Source code of charts:
┌──
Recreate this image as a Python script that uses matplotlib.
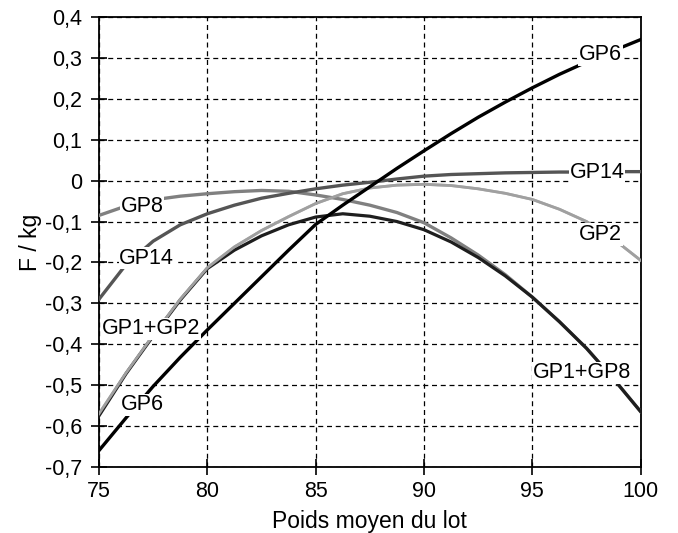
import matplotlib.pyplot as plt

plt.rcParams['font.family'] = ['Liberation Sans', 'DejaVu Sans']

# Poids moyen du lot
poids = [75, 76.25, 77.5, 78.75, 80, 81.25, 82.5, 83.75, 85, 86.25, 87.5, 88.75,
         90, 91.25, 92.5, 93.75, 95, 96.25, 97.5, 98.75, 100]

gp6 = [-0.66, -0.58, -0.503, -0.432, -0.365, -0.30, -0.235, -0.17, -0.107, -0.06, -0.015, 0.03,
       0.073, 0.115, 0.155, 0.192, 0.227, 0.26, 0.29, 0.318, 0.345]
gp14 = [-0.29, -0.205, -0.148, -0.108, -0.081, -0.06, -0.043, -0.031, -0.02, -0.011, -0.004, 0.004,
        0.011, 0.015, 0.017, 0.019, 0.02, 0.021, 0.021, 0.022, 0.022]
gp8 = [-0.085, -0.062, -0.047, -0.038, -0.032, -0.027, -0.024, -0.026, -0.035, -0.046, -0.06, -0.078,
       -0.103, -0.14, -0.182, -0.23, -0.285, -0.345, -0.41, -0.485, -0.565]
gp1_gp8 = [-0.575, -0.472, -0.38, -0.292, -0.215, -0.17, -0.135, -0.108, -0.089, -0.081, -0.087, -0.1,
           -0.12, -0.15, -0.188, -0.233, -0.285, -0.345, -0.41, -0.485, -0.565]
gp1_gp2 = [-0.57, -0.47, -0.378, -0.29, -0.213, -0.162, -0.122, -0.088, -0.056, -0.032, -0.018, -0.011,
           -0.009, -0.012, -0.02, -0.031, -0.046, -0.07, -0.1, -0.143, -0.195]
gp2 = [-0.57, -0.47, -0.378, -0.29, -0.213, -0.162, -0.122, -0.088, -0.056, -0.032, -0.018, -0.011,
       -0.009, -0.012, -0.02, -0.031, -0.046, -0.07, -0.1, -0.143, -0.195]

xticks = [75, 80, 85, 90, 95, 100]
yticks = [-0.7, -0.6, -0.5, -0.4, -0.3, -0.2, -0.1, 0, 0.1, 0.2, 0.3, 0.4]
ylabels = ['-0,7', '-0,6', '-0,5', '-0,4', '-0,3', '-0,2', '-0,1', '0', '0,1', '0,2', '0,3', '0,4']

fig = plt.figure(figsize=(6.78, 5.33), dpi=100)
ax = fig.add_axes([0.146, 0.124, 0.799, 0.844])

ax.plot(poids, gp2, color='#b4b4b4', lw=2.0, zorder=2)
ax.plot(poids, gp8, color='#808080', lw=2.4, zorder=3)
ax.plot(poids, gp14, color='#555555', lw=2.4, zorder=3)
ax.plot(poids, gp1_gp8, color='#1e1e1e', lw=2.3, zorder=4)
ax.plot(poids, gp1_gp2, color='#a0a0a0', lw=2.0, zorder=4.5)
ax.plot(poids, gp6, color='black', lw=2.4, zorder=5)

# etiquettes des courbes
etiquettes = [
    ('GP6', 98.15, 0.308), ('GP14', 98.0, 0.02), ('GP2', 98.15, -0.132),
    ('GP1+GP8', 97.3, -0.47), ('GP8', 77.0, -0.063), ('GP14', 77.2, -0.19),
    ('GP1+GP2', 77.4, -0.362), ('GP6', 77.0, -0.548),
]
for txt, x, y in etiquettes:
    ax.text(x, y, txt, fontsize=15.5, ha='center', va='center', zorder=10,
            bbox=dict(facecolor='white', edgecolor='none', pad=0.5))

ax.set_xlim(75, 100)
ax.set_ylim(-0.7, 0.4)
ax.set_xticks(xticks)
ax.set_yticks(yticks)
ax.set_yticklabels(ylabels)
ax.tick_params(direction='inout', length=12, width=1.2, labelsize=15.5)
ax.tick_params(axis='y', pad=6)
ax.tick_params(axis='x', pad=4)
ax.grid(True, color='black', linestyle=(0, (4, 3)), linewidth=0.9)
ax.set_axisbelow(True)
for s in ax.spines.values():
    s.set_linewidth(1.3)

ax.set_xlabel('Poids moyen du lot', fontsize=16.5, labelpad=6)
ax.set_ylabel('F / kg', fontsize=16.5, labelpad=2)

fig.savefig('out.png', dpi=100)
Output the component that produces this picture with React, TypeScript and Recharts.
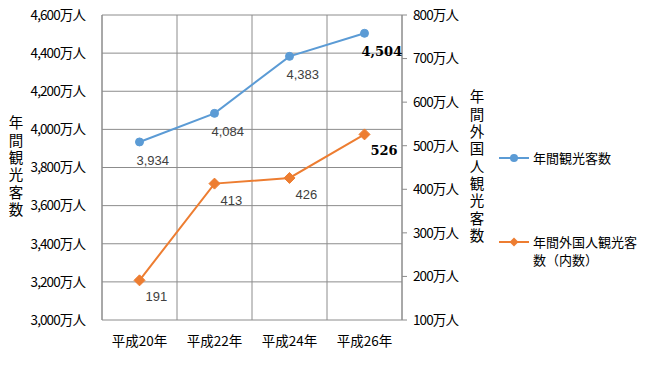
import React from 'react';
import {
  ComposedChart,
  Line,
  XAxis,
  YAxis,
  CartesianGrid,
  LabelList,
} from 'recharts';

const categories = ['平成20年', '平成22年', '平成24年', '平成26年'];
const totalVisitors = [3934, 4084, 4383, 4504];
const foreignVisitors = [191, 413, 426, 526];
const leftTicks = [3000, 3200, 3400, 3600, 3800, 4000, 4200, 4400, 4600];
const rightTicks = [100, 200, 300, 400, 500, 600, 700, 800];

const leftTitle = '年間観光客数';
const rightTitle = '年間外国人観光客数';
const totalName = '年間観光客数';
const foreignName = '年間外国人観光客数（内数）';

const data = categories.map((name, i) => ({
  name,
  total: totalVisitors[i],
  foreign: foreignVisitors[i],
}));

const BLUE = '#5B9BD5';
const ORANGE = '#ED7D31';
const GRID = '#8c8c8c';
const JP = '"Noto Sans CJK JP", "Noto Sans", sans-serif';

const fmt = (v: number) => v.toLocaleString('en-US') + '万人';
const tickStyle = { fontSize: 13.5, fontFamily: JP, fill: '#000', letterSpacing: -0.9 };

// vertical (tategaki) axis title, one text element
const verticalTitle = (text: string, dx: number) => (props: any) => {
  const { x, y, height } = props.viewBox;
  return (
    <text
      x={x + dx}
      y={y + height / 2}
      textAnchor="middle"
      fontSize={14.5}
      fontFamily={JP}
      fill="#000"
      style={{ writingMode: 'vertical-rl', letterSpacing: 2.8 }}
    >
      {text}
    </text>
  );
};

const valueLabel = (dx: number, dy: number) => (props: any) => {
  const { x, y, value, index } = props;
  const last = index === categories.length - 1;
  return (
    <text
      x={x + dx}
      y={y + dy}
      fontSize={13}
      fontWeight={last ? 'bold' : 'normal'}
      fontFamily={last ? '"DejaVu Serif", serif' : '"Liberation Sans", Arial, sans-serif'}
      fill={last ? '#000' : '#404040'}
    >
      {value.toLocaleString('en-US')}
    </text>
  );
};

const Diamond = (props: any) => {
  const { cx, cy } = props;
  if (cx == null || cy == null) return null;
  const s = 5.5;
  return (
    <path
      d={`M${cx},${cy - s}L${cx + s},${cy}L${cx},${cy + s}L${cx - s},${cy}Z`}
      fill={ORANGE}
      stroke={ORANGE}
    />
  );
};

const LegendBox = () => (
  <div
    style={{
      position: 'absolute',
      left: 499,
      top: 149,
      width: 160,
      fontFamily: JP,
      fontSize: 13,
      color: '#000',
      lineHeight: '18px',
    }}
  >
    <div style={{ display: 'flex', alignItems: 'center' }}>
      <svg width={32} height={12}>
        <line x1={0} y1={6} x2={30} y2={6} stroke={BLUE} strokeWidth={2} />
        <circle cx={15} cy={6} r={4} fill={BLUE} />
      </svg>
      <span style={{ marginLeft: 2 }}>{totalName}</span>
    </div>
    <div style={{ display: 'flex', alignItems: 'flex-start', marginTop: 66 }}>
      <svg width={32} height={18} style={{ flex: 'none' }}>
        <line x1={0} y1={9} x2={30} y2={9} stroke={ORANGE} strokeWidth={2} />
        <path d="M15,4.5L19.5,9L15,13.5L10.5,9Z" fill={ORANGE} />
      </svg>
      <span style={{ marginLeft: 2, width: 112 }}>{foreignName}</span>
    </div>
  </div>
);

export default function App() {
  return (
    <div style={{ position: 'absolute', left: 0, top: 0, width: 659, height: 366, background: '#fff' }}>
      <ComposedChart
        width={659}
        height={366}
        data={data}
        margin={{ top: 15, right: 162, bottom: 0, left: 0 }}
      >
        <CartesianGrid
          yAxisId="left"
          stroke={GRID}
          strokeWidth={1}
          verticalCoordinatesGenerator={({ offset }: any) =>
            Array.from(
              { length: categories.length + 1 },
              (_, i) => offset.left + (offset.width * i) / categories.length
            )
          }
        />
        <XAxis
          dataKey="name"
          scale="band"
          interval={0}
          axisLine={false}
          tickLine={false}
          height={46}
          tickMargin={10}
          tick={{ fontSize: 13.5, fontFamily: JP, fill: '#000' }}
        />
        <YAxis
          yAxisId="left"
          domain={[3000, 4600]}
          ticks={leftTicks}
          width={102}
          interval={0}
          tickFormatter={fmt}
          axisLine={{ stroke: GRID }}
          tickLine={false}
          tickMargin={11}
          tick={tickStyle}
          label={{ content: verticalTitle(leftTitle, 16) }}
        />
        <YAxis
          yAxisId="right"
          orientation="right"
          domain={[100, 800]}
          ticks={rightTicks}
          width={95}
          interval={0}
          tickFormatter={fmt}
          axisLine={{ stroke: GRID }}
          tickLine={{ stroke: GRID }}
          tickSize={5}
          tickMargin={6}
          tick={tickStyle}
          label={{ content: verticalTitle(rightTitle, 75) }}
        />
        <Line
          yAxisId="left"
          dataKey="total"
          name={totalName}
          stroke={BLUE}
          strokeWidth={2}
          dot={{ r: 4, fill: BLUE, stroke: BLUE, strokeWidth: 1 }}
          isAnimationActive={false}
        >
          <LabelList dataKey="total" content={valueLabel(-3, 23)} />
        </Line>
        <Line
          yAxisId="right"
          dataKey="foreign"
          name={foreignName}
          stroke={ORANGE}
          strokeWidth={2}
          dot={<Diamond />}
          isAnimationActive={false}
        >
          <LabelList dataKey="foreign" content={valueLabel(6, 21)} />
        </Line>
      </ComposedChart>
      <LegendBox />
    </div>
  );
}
└──
_Instructions for the task_: Reproduce only the lines running from the beginning of the entries above to the line holding "90, 91.25, 92.5, 93.75, 95, 96.25, 97.5, 98.75, 100]", inclusive. Pictures stay out of the copy.

_Expected output_:
Recreate this image as a Python script that uses matplotlib.
import matplotlib.pyplot as plt

plt.rcParams['font.family'] = ['Liberation Sans', 'DejaVu Sans']

# Poids moyen du lot
poids = [75, 76.25, 77.5, 78.75, 80, 81.25, 82.5, 83.75, 85, 86.25, 87.5, 88.75,
         90, 91.25, 92.5, 93.75, 95, 96.25, 97.5, 98.75, 100]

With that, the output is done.